Mardi 30 mai, début d’après-midi, le train parti à 12h.23 de Milan à destination de Lausanne et Genève vient de franchir la frontière. Dans le wagon de seconde classe, chacune et chacun vaque à ses occupations plus ou moins bruyantes, et l’apparition de la police suisse, accompagnée d’un brave chien renifleur de drogue qui ne trouve rien à renifler passe quasiment inaperçue. Personne n’esquisse même le geste de farfouiller dans son sac ou dans sa poche, il n’y a en principe plus de contrôles d’identité entre l’Italie et la Suisse.
Sauf exception, bien sûr. Le policier, qui parcourt distraitement des yeux les alignées de sièges, s’arrête à ma hauteur et interpelle (tout à fait aimablement) le jeune homme assis en face de moi. Vingt-huit ans peut-être, une bonne tête sympathique, jean et fraîche chemisette à carreaux, il tripote son smartphone comme tout le monde mais n’abuse pas de la communication verbale : c’est tout juste si, depuis Milan, je l’ai entendu parler brièvement à voix basse avec une personne qui doit être sa mère de l’imminente sortie de l’hôpital de quelqu’un qui doit être son père.

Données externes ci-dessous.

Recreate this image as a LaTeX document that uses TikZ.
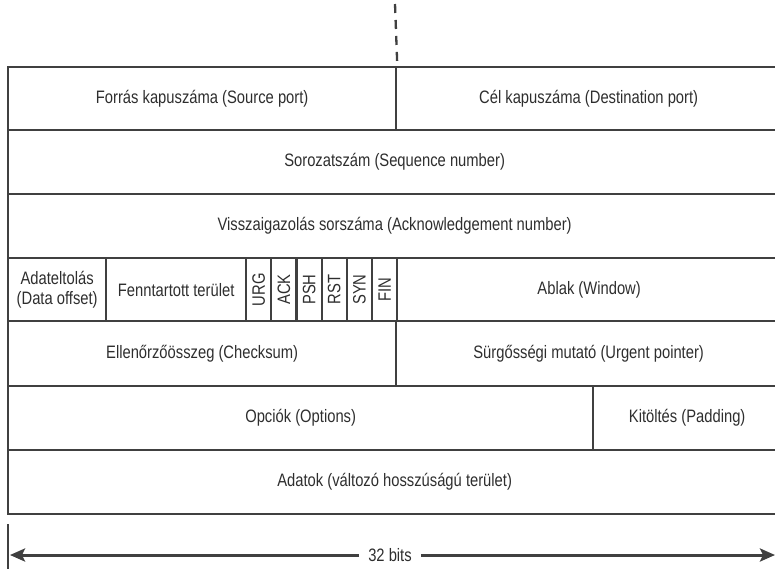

Documenti, per favore ? Il réprime un petit soupir, un haussement d’épaules infinitésimal, dont la signification est claire : évidemment. Avec un sourire, il sort de son portefeuille une carte d’identité italienne. Le policier se contente de la voir, ne la consulte pas, fait signe que c’est bon et s’éloigne, sans adresser la même demande à aucun autre passager.
Il faut dire que, dans ce wagon, c’était le seul Noir.